Malgré leur piété traditionnelle, les juifs alexandrins, à la différence de leurs coreligionnaires de Palestine, parlaient et écrivaient la langue grecque et étaient fort ouverts à la culture diffusée par cette langue. Cette double culture, juive et grecque, est particulière à la bourgeoisie juive d'Alexandrie de cette époque. La Bible grecque, que lisait la communauté, porte la marque de cette alliance : certains livres de l'Ancien Testament, on le sait, ne comportent pas de texte hébreu et ont été directement écrits en grec. Ils présentent une certaine communauté d'idées et de style avec la philosophie et la morale de l'hellénisme tardif ; ainsi en va-t-il, par exemple, du Livre de la Sagesse, qui est très probablement d'origine alexandrine. Mais c'est aussi à Alexandrie que fut traduite en grec la Bible hébraïque : on connaît la légende des soixante-douze vieillards rassemblés dans l'île alexandrine de Pharos par le roi Ptolémée Philadelphe, isolés deux par deux pour éviter toute communication, et qui remirent au bout de soixante-douze jours des traductions parfaitement concordantes. De ce récit, on ne peut retenir que la désignation du lieu de l'entreprise (Alexandrie) et l'indication approximative de son temps (iiie siècle avant notre ère). Ce qui est sûr, c'est que les traducteurs infléchirent souvent le sens de l'original hébreu afin de le rapprocher des idées grecques. Pour ne donner de ce gauchissement qu'un seul exemple, mais suffisant, rappelons que la célèbre formule de l'Exode, dans laquelle Yahvé définit sa subjectivité souveraine transcendante à toute détermination : « Je suis celui que je suis », devient en grec une profession d'ontologie platonicienne de moindre relief : « Je suis celui qui est. »
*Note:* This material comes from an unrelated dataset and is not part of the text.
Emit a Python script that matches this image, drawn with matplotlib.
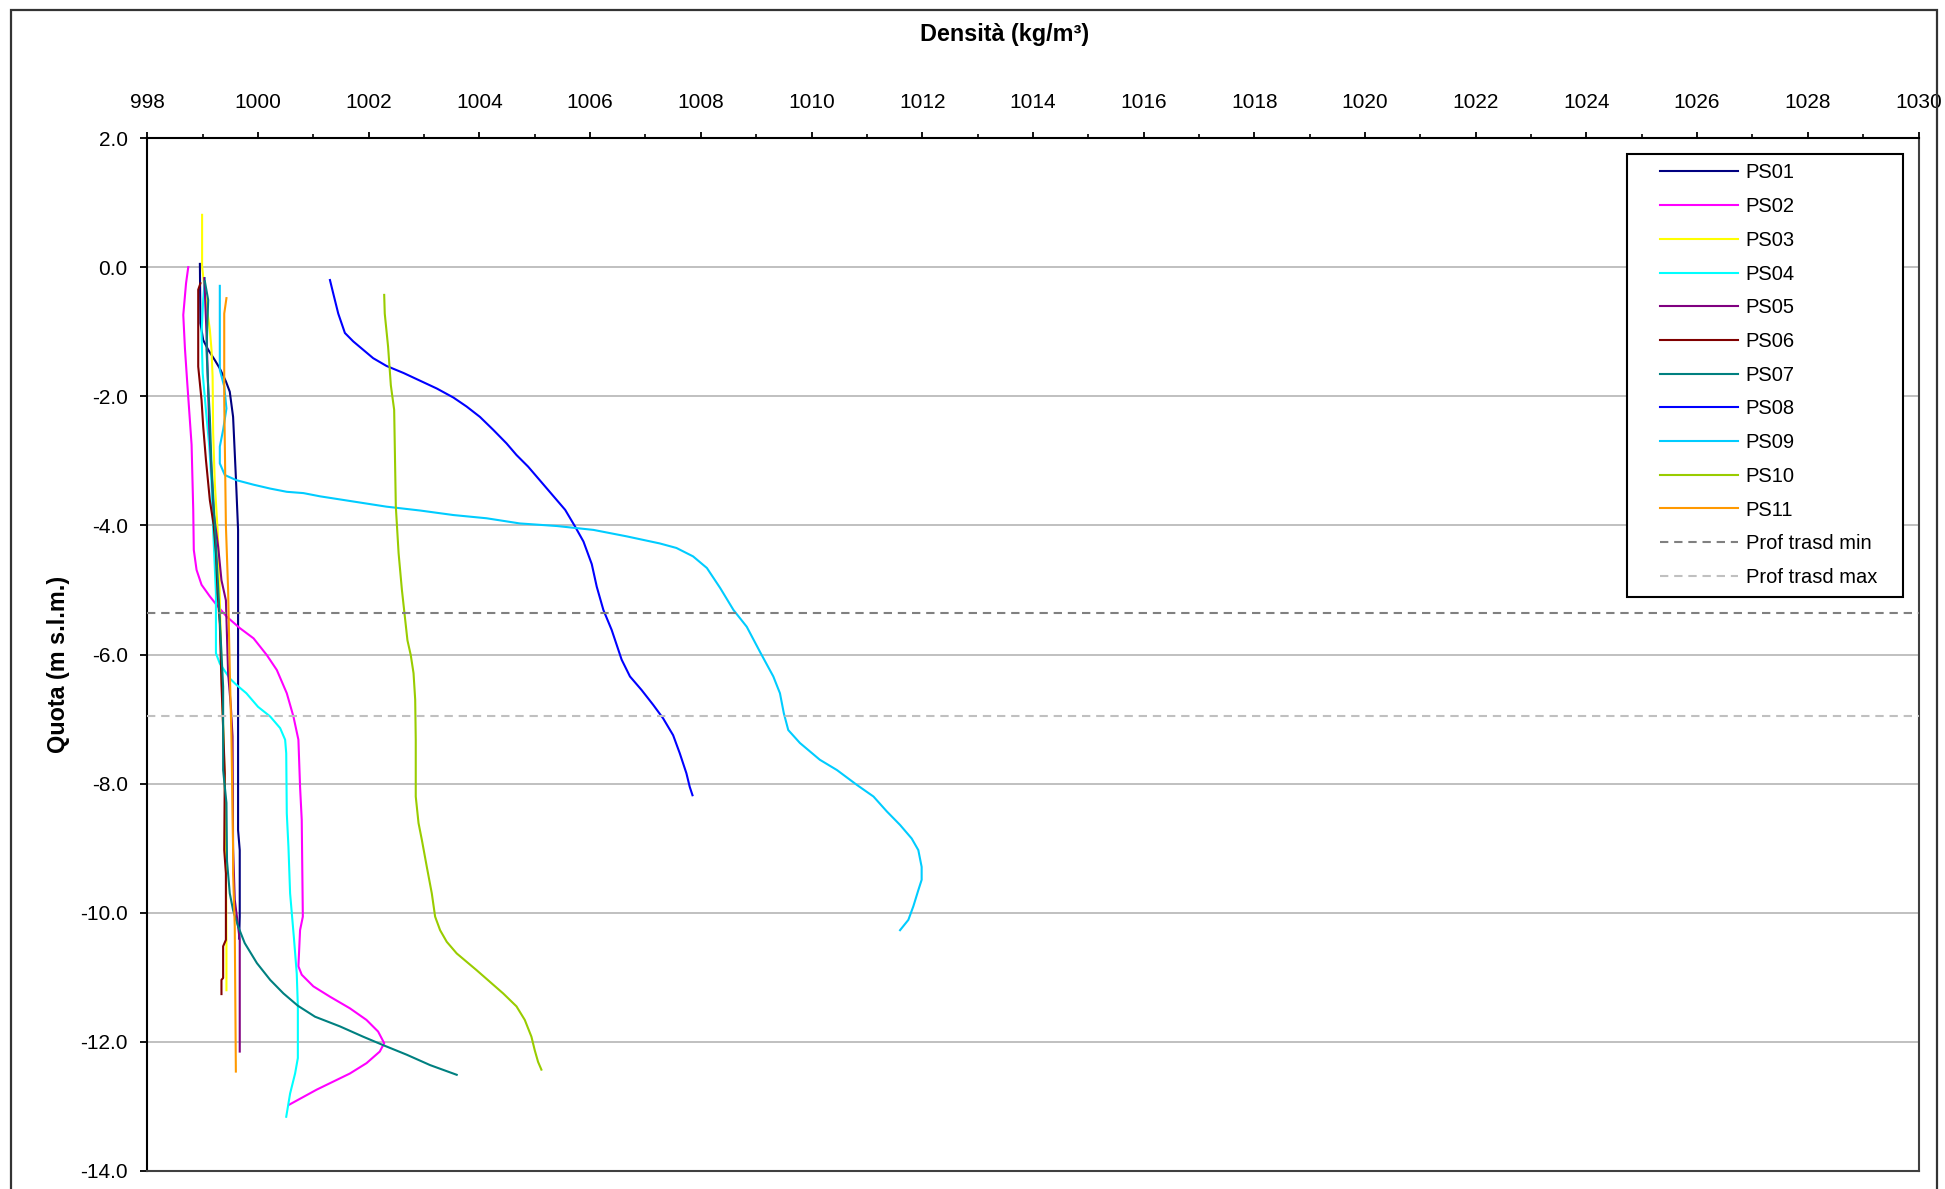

C'est dans cette traduction grecque, dite des Septante, que Philon d'Alexandrie, le plus célèbre représentant de la philosophie judéo-alexandrine, ignorant probablement l'hébreu, lisait les grands livres de l'Ancien Testament. À la coloration hellénique qui caractérise cette traduction, il ajoute, quand il commente le texte sacré, tout ce que sa propre culture véhiculait d'éléments grecs. Car, à l'exception de quelques traités uniquement philosophiques, toute son œuvre est faite de commentaires de la Bible. Son exégèse est le plus souvent allégorique, conférant à des textes d'apparence minime un contenu spirituel d'une richesse étonnante : c'est là qu'il peut mettre à contribution tout l'acquis de la philosophie religieuse grecque, les spéculations des pythagoriciens sur les nombres, les données cosmologiques d'une tradition qu'inspirent Platon et Aristote, les analyses morales des stoïciens, l'interprétation théorique des mythes.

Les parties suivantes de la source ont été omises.